Reproduce the listing word for word. Skip any image.

#### [Raw data]
— Start —
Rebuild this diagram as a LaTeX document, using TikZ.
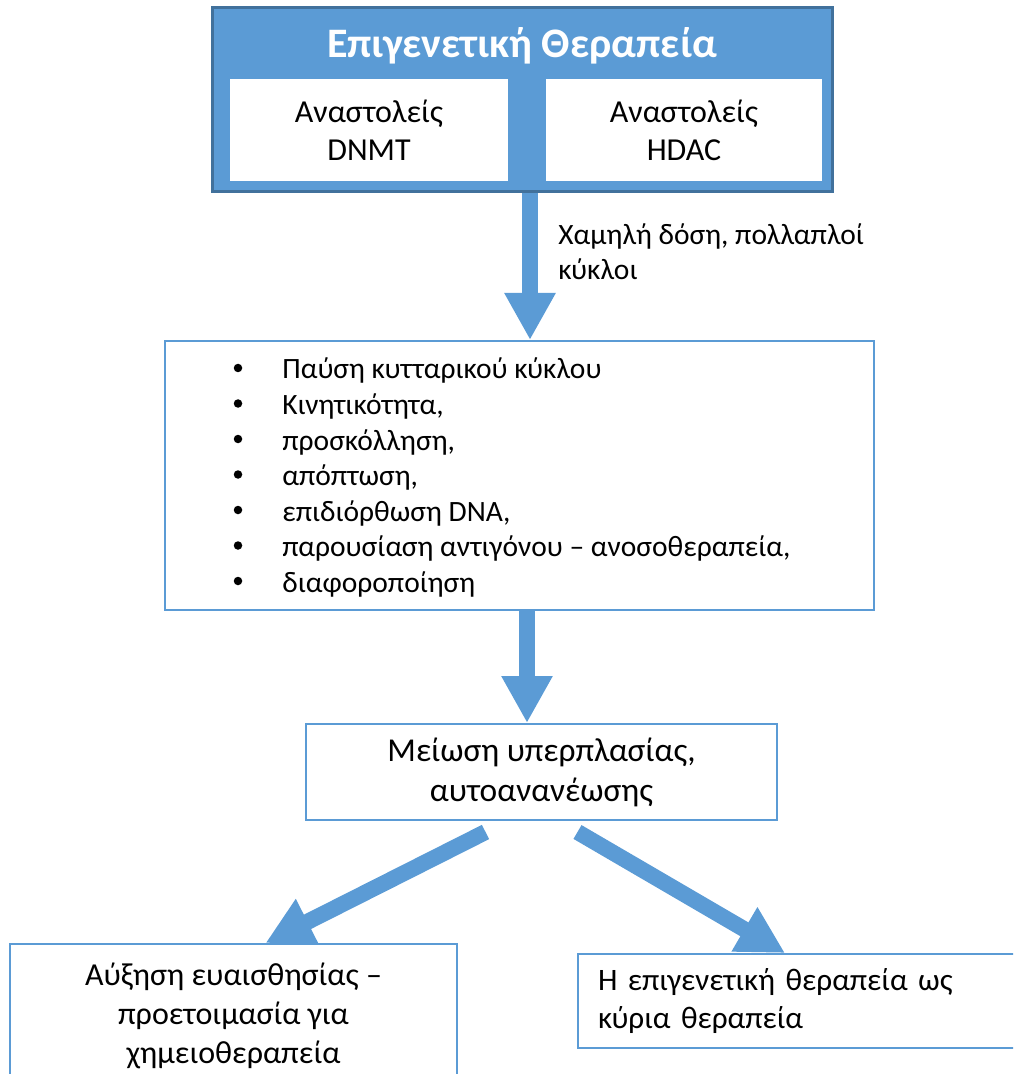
\documentclass[tikz,border=0pt]{standalone}
\usepackage{fontspec}
\setmainfont{Carlito}
\usetikzlibrary{arrows.meta,positioning}
\definecolor{fillblue}{RGB}{91,155,213}
\definecolor{edgeblue}{RGB}{65,113,156}

\begin{document}
\begin{tikzpicture}[x=0.5pt,y=-0.5pt,
  font=\fontsize{14.75}{18}\selectfont,
  box/.style={draw=fillblue, line width=1pt, fill=white, inner sep=0pt, align=center},
  inbox/.style={fill=white, align=center, minimum height=51pt, font=\fontsize{16}{19}\selectfont},
  dot/.style={circle, fill=black, inner sep=0pt, minimum size=4.25pt},
  fat/.style={draw=fillblue, line width=8pt, -{Triangle[width=24pt,length=23.5pt]}}]
  \useasboundingbox (0,0) rectangle (1013,1074);
  \clip (0,0) rectangle (1013,1074);
  % top block
  \node[fill=fillblue, draw=edgeblue, line width=1.5pt, minimum width=310pt, minimum height=92pt] (top) at (522.5,99.5) {};
  \node[anchor=base, text=white, font=\fontsize{21}{24}\selectfont\bfseries] (title) at (522,58) {Επιγενετική Θεραπεία};
  \node[inbox, minimum width=139pt] (dnmt) at (369,130) {Αναστολείς\\DNMT};
  \node[inbox, minimum width=138pt] (hdac) at (684,130.5) {Αναστολείς\\HDAC};
  % effects
  \node[box, minimum width=354.5pt, minimum height=134.5pt] (mid) at (519.5,475.5) {};
  \foreach \t [count=\i] in {Παύση κυτταρικού κύκλου, {Κινητικότητα,}, {προσκόλληση,}, {απόπτωση,},
      {επιδιόρθωση DNA,}, {παρουσίαση αντιγόνου – ανοσοθεραπεία,}, διαφοροποίηση} {
    \node[dot] (dot\i) at (238,332.5+35.5*\i) {};
    \node[anchor=base west, inner sep=0pt] (item\i) at (282,343.5+35.5*\i) {\t};
  }
  \node[box, minimum width=235.5pt, minimum height=48pt, font=\fontsize{16.7}{20}\selectfont] (red) at (541.5,772)
    {Μείωση υπερπλασίας,\\αυτοανανέωσης};
  % outcomes
  \node[box, minimum width=223.5pt, minimum height=71.5pt, font=\fontsize{16}{19.5}\selectfont] (sens) at (233.5,1015.5)
    {Αύξηση ευαισθησίας –\\προετοιμασία για\\χημειοθεραπεία};
  \node[box, minimum width=231pt, minimum height=47pt, text width=211pt, align=left, font=\fontsize{15.6}{19}\selectfont] (main) at (809,1001)
    {Η επιγενετική θεραπεία ως\\κύρια θεραπεία};
  % arrows
  \draw[fat] ([xshift=3.75pt]top.south) -- ([xshift=3.75pt]top.south |- mid.north);
  \node[anchor=west, align=left, inner sep=0pt, font=\fontsize{14.75}{17.5}\selectfont] (dose) at (558,252)
    {Χαμηλή δόση, πολλαπλοί\\κύκλοι};
  \draw[fat] ([xshift=3.75pt]mid.south) -- ([xshift=3.75pt]mid.south |- red.north);
  \draw[fat] ([xshift=-28pt,yshift=-5.5pt]red.south) -- ([xshift=16pt]sens.north);
  \draw[fat] ([xshift=18pt,yshift=-5.5pt]red.south) -- ([xshift=-12pt]main.north);
\end{tikzpicture}
\end{document}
— End —
#### [Answer for this exercise]
Rebuild this diagram as a LaTeX document, using TikZ.
\documentclass[tikz,border=0pt]{standalone}
\usepackage{fontspec}
\setmainfont{Carlito}
\usetikzlibrary{arrows.meta,positioning}
\definecolor{fillblue}{RGB}{91,155,213}
\definecolor{edgeblue}{RGB}{65,113,156}

\begin{document}
\begin{tikzpicture}[x=0.5pt,y=-0.5pt,
  font=\fontsize{14.75}{18}\selectfont,
  box/.style={draw=fillblue, line width=1pt, fill=white, inner sep=0pt, align=center},
  inbox/.style={fill=white, align=center, minimum height=51pt, font=\fontsize{16}{19}\selectfont},
  dot/.style={circle, fill=black, inner sep=0pt, minimum size=4.25pt},
  fat/.style={draw=fillblue, line width=8pt, -{Triangle[width=24pt,length=23.5pt]}}]
  \useasboundingbox (0,0) rectangle (1013,1074);
  \clip (0,0) rectangle (1013,1074);
  % top block
  \node[fill=fillblue, draw=edgeblue, line width=1.5pt, minimum width=310pt, minimum height=92pt] (top) at (522.5,99.5) {};
  \node[anchor=base, text=white, font=\fontsize{21}{24}\selectfont\bfseries] (title) at (522,58) {Επιγενετική Θεραπεία};
  \node[inbox, minimum width=139pt] (dnmt) at (369,130) {Αναστολείς\\DNMT};
  \node[inbox, minimum width=138pt] (hdac) at (684,130.5) {Αναστολείς\\HDAC};
  % effects
  \node[box, minimum width=354.5pt, minimum height=134.5pt] (mid) at (519.5,475.5) {};
  \foreach \t [count=\i] in {Παύση κυτταρικού κύκλου, {Κινητικότητα,}, {προσκόλληση,}, {απόπτωση,},
      {επιδιόρθωση DNA,}, {παρουσίαση αντιγόνου – ανοσοθεραπεία,}, διαφοροποίηση} {
    \node[dot] (dot\i) at (238,332.5+35.5*\i) {};
    \node[anchor=base west, inner sep=0pt] (item\i) at (282,343.5+35.5*\i) {\t};
  }
  \node[box, minimum width=235.5pt, minimum height=48pt, font=\fontsize{16.7}{20}\selectfont] (red) at (541.5,772)
    {Μείωση υπερπλασίας,\\αυτοανανέωσης};
  % outcomes
  \node[box, minimum width=223.5pt, minimum height=71.5pt, font=\fontsize{16}{19.5}\selectfont] (sens) at (233.5,1015.5)
    {Αύξηση ευαισθησίας –\\προετοιμασία για\\χημειοθεραπεία};
  \node[box, minimum width=231pt, minimum height=47pt, text width=211pt, align=left, font=\fontsize{15.6}{19}\selectfont] (main) at (809,1001)
    {Η επιγενετική θεραπεία ως\\κύρια θεραπεία};
  % arrows
  \draw[fat] ([xshift=3.75pt]top.south) -- ([xshift=3.75pt]top.south |- mid.north);
  \node[anchor=west, align=left, inner sep=0pt, font=\fontsize{14.75}{17.5}\selectfont] (dose) at (558,252)
    {Χαμηλή δόση, πολλαπλοί\\κύκλοι};
  \draw[fat] ([xshift=3.75pt]mid.south) -- ([xshift=3.75pt]mid.south |- red.north);
  \draw[fat] ([xshift=-28pt,yshift=-5.5pt]red.south) -- ([xshift=16pt]sens.north);
  \draw[fat] ([xshift=18pt,yshift=-5.5pt]red.south) -- ([xshift=-12pt]main.north);
\end{tikzpicture}
\end{document}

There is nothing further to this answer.